XIII
Domingo del tiempo ordinario (ciclo A)
La
identificación con la vida y la misión del Señor
Si hubiera que escoger una frase significativa, a modo de
titular, en el pasaje evangélico de este domingo, probablemente nos fijaríamos
en la afirmación: «El que no carga con su cruz y me sigue, no es digno de mí».
La fuerza de este enunciado se encuentra en que contiene la palabra cruz, que
inmediatamente es asociada por el cristiano a la mayor entrega que alguien ha
mostrado por los hombres: Jesucristo dando su vida por nosotros. Pero, al mismo
tiempo, la fuerza de la cruz no puede detenerse en ser un simple instrumento de
tortura o el lugar físico donde Jesús muere. La grandeza del acontecimiento de
la cruz está en que a través de la cruz se nos ha dado la vida. Este ha de ser,
por lo tanto, el punto de partida para poder comprender lo que el Evangelio de
este domingo pretende enseñarnos. Una de las claves para captar con profundidad
el sentido de estas palabras aparecerá, de hecho, en la segunda lectura, tomada
de la carta de san Pablo a los romanos, que identifica nuestro Bautismo con un
Bautismo en la muerte de Jesús, para, más adelante, vincular con la Resurrección del
Señor la vida nueva a la que se nos llama. Así pues, aunque el Evangelio de
este domingo se detenga en las exigencias del discipulado, no podemos perder de
vista que la meta y la recompensa, como dice el texto, de todo lo que se nos
pide, ya está presente, puesto que ya disfrutamos de la vida eterna que se nos
ha comunicado mediante el Bautismo y el resto de los sacramentos.

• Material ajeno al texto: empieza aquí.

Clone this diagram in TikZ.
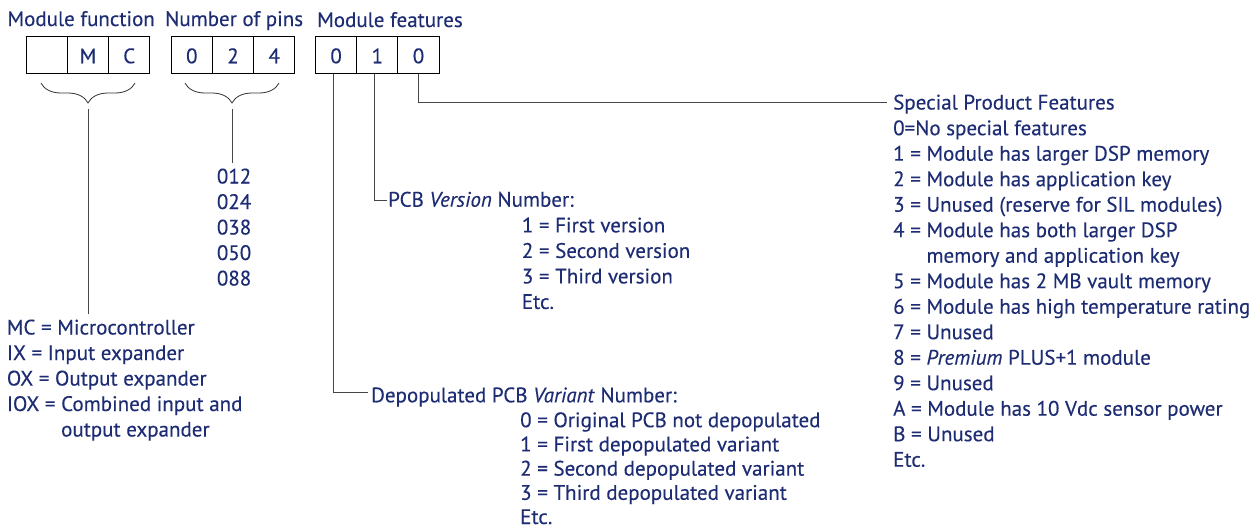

Perder y encontrar la vida
No es la primera vez que el Evangelio adopta el recurso
literario de la paradoja con la finalidad de subrayar la grandeza de aquello
que se nos promete. También puede resultar exagerada la alusión a dejar en
segundo plano el amor a los padres o los hijos, dejando entrever una cierta
oposición con el amor debido al Señor. Sin embargo, no es abolir el cuarto
mandamiento lo que pretende Jesús, sino hacernos comprender que el discipulado
no admite medias tintas. Debemos tener en cuenta que, en la época en la que el
Señor pronunciaba estas palabras, la familia tenía incluso más importancia
efectiva de la que tiene ahora. El vínculo con la familia proporcionaba no solo
una estabilidad afectiva, sino, en caso de enfermedad, una atención personal,
así como una defensa frente a la inseguridad reinante, difícil de obtener fuera
de los padres o de los hijos. Así pues, la llamada del Evangelio no trata tanto
de abandonar a la familia como de abandonarse en las manos del Señor. Perder la
vida implica, ante todo, tener esta disposición interior sin buscar nada a
cambio. El testimonio de los mártires y de los santos a lo largo de la historia
ha dado sobradas pruebas, además, de que el abandono verdadero en las manos de
Dios nunca ha ido acompañado de tristeza o sensación de haber perdido algo en
la vida, sino, por el contrario, de la mayor alegría y paz que el hombre puede
experimentar.
La hospitalidad hacia el discípulo
En línea con la primera lectura de este domingo, el
Evangelio contiene unas significativas palabras del Señor que llaman a acoger a
sus enviados, distinguiendo varias categorías: apóstoles, profetas, justos y
pequeños. Todos ellos son discípulos de Cristo que, a su manera, anuncian la Buena Noticia y
quieren vivir cuanto han aprendido del Maestro. Sabemos que para los pueblos
orientales de esa época, la hospitalidad era un deber primario desde el punto
de vista humano y religioso. Sin embargo, Jesús no se limita a valorar muy
positivamente al que cumple con esta obra de misericordia, sino que, a la luz
de este y otros pasajes del Evangelio, señala que quien atiende a quien
necesita algo es como si lo hiciera con el mismo Jesús.
Daniel A. Escobar Portillo
Delegado episcopal de Liturgia de Madrid
Delegado episcopal de Liturgia de Madrid
Evangelio
En aquel tiempo, dijo Jesús a sus apóstoles:
«El que quiere a su padre o a su madre más que a mí, no es digno de mí; el que
quiere a su hijo o a su hija más que a mí, no es digno de mí; y el que no carga
con su cruz y me sigue, no es digno de mí. El que encuentre su vida la perderá,
y el que pierda su vida por mí, la encontrará. El que os recibe a vosotros, me
recibe a mí, y el que me recibe, recibe al que me ha enviado; el que recibe a
un profeta porque es profeta, tendrá recompensa de profeta; y el que recibe a
un justo porque es justo, tendrá recompensa de justo.
El que dé a beber, aunque no sea más que un
vaso de agua fresca, a uno de estos pequeños, solo porque es mi discípulo, en
verdad os digo que no perderá su recompensa».